Le Pen e la marea populista che si ferma prima del trionfo

«Questo è il primo passo che porterà il popolo francese all'Eliseo». Dopo l'ammissione al ballottaggio delle presidenziali, Marine Le Pen ha fatto la spavalda, presentando come un trionfo quello che, a ben guardare, è solo un buono, ma previsto, successo. Ha preso al primo turno cinque o sei per cento di voti in più del padre quando 15 anni fa batté il socialista Jospin al primo turno, ma si è ritrovata subito di fronte allo stesso muro degli altri partiti che allora si coalizzarono per fermare il vecchio Jean Marie. Nel secondo turno, potrà raccogliere qualche voto in più dalla destra gollista, qualche altro dal comunista Melenchon che condivide con lei sia pure dal lato opposto della barricata - lo stesso programma iconoclasta e i pochi consensi ottenuti dagli altri candidati di destra eliminati al primo turno, ma difficilmente, nel confronto decisivo con Macron del 7 maggio, arriverà a superare il 35-38%. Nonostante i progressi compiuti anche rispetto al 2012, siamo perciò ancora ben lontani dalla sognata conquista della presidenza. E dal momento che Marine è il punto di riferimento, per non dire il faro, di tutti gli altri variegati populisti europei, dalla Francia arriva, con queste elezioni, un messaggio importante per tutti: la marea populista che rischiava di sommergere l'Europa potrebbe avere raggiunto il suo punto più alto, oltre al quale le sarà difficile se non impossibile andare. L'antipolitica, l'avversione per l'establishment, il malcontento delle classi medio-basse più colpite dalla globalizzazione che hanno favorito la sua crescita non scompariranno di certo, ma la ricetta che il Front National, la Lega, il Partito della libertà olandese, Alternative für Deutschland e gli altri loro sodali propongono per combatterli non è arrivato a convincere, nel migliore dei casi, più di un terzo della popolazione. La ragione principale è che le loro ricette radicali, come lo smantellamento dell'euro, la chiusura delle frontiere, la crociata contro i «burosauri» di Bruxelles e una sconsiderata ridistribuzione di una ricchezza che sicuramente esiste, ma lo Stato non controlla, attraggono a prima vista, ma a un esame più approfondito si rivelano dannose o addirittura impraticabili.

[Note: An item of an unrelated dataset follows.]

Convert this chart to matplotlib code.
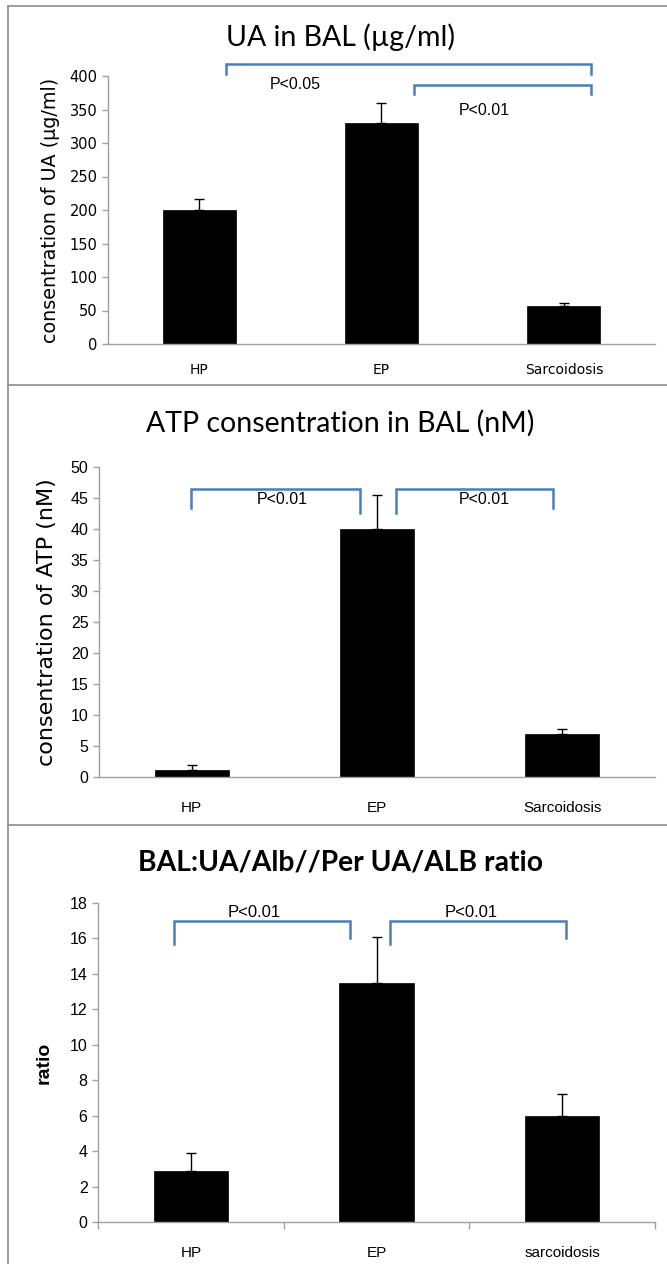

I populismi europei hanno tante matrici diverse, e hanno costruito le loro fortune su basi che spesso hanno poco in comune, che sarebbe un errore sostenere che il messaggio che arriva dalla Francia valga per tutti. La sola cosa certa è che nessuno se la passa troppo bene: l'olandese Wilders non ha vinto le elezioni come si aspettava, Afd è spaccata tra l'ala «nostalgica» e quella nazionalista al punto che la leader Frauke Petry ha deciso di farsi in disparte, la Ukip di Farage ha esaurito la sua spinta propulsiva con la Brexit e il tentativo di Salvini di allinearsi con Marine Le Pen non è stato proprio un successo. Forse soltanto le destre scandinave, approfittando del fatto che i loro governi sono stati fin qui i più generosi con migranti e profughi, sono ancora in fase di ascesa. L'unico punto che li accomuna tutti e, con l'aria che tira, è sicuramente destinato ad assumere nella lotta politica un ruolo sempre maggiore, è infatti la lotta contro l'immigrazione incontrollata, ma i governi, consci dell'impatto che il tema ha sulla gente, hanno cominciato a correre ai ripari, spuntando così le armi degli avversari.

Lo slogan «Restituiamo il potere al popolo», con i metodi di Marine o quelli di Grillo, ha il suo fascino di fronte a una classe politica spesso non all'altezza dei suoi compiti. Ma, per quanto radicato nella storia, rimane appunto uno slogan, che i partiti che l'hanno adottato non sono stati finora capaci di corredare con proposte che siano sia credibili, sia accettabili alla maggioranza dell'elettorato.

Prima di pronunciare un verdetto definitivo (e per gli avversari del populismo di tirare un sospiro di sollievo) bisognerà attendere altre prove; ma, nell'aria, comincia a farsi strada l'impressione che il vento stia cambiando.